Principal Competitors: Akin, Gump, Strauss, Hauer & Feld LLP; King & Spalding; Skadden, Arps, Slate, Meagher & Flom; Covington and Burling.
Further Reading:
- Andrews, Bert, Washington Witch Hunt, New York: Random House, 1948.
- Arnold, Thurman, Fair Fights and Foul: A Dissenting Lawyer's Life, New York: Harcourt, Brace & World, 1965.
- Carrington, Tim, 'Just When Is a Bank Not a Bank?,' Wall Street Journal (Eastern edition), January 30, 1984, p. 1.
- Cottle, Michelle, 'Working 5 to 9,' Washington Monthly, January/February 1997, pp. 40-42.
- Diamond, Norman, A Practice Almost Perfect: The Early Days at Arnold, Fortas & Porter, Lanham, Md.: University Press of America, 1997.
- Kalman, Laura, Abe Fortas: A Biography, New Haven, Conn.: Yale University Press, 1990.

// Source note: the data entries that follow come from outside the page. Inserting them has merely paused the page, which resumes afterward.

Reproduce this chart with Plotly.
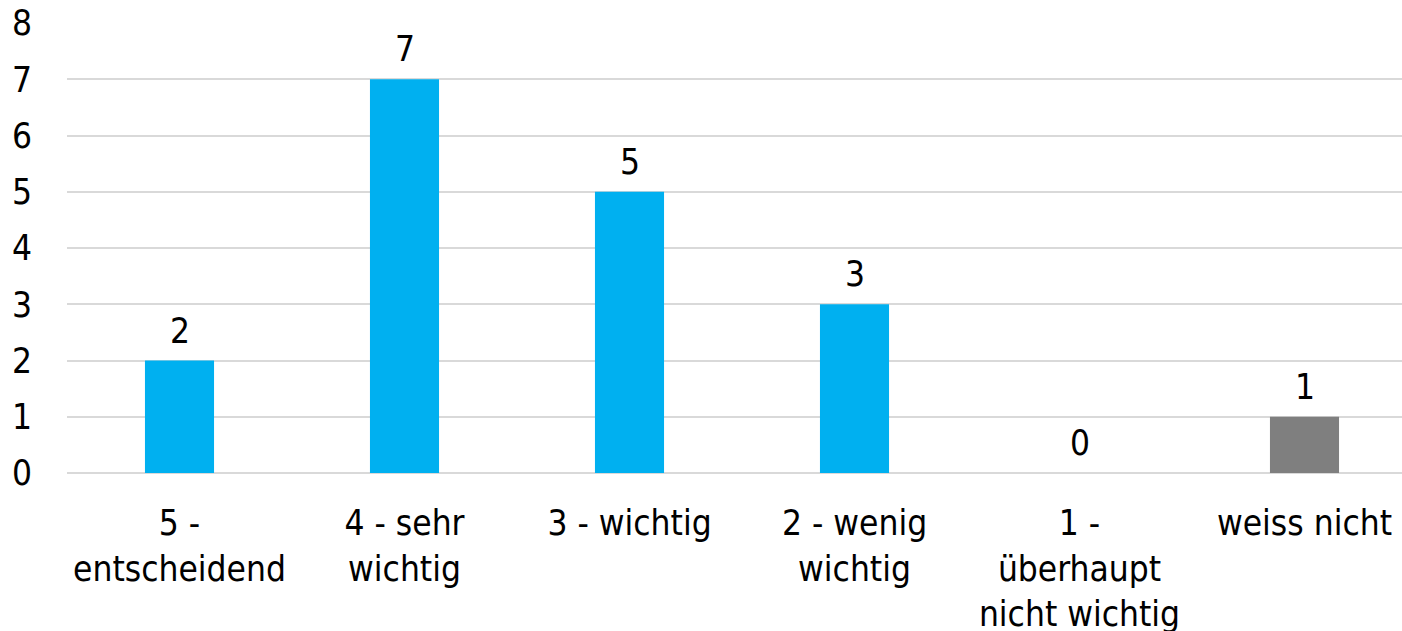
import plotly.graph_objects as go

categories = ["5 -<br>entscheidend", "4 - sehr<br>wichtig", "3 - wichtig",
              "2 - wenig<br>wichtig", "1 -<br>überhaupt<br>nicht wichtig", "weiss nicht"]
values = [2, 7, 5, 3, 0, 1]
bar_colors = ["#00B0F0", "#00B0F0", "#00B0F0", "#00B0F0", "#00B0F0", "#7F7F7F"]
y_ticks = [0, 1, 2, 3, 4, 5, 6, 7, 8]

FONT = "DejaVu Sans Condensed, DejaVu Sans, sans-serif"
FS = 35

fig = go.Figure()
fig.add_trace(go.Bar(x=categories, y=values, marker=dict(color=bar_colors, line=dict(width=0)),
                     hoverinfo="skip", cliponaxis=False))

for c, v in zip(categories, values):
    fig.add_annotation(x=c, y=v, text=str(v), showarrow=False, yanchor="bottom", yshift=8,
                       font=dict(family=FONT, size=FS, color="#000000"))

fig.update_layout(
    width=1402, height=631,
    margin=dict(l=67, r=0, t=23, b=158, autoexpand=False),
    paper_bgcolor="white", plot_bgcolor="white",
    bargap=0.693,
    showlegend=False,
    font=dict(family=FONT, size=FS, color="#000000"),
)
fig.update_xaxes(range=[-0.5, -0.5 + 1335 / 225], showgrid=False, showline=False, ticks="",
                 tickfont=dict(family=FONT, size=FS, color="#000000"), ticklabelstandoff=26,
                 automargin=False, fixedrange=True)
fig.update_yaxes(range=[0, 8], tickvals=y_ticks, showgrid=True, gridcolor="#D9D9D9", gridwidth=2,
                 zeroline=True, zerolinecolor="#D9D9D9", zerolinewidth=2, showline=False, ticks="",
                 tickfont=dict(family=FONT, size=FS, color="#000000"), ticklabelstandoff=34,
                 automargin=False, fixedrange=True)

fig.write_html("out.html", config={"displayModeBar": False},
               post_script="document.body.style.margin='0';document.body.style.overflow='hidden';")
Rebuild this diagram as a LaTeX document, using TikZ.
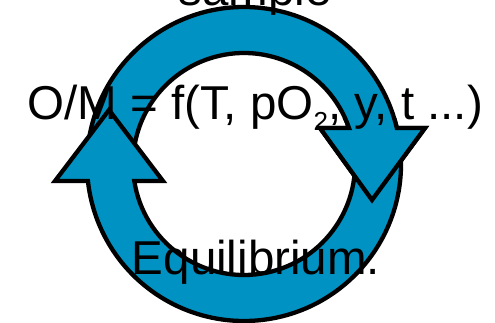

- Kearny, Edward N., Thurman Arnold, Social Critic: The Satirical Challenge to Orthodoxy, Albuquerque: University of New Mexico Press, 1970.
- 'Live Long and Prosper,' Government Executive, April 1997, pp. 50-53.
- Murphy, Bruce Allen, Fortas: The Rise and Ruin of a Supreme Court Justice, New York: William Morrow and Company, 1988.
- Siconolfi, Michael, 'Law Firms Aren't Simply for Law as Attempts To Diversify Begin,' Wall Street Journal (Eastern edition), November 18, 1985, p. 1.
- Stone, Peter H., 'No Tears for Tobacco Lawyers,' National Journal, July 19, 1997, p. 1,465.
- Torry, Saundra, 'Lawsuit Binge Follows Diet-Drug Study; Pharmaceuticals: Link to Heart Damage Turns Drugs' Makers, Marketers into Defendants,' Los Angeles Times, October 28, 1997, p. 13.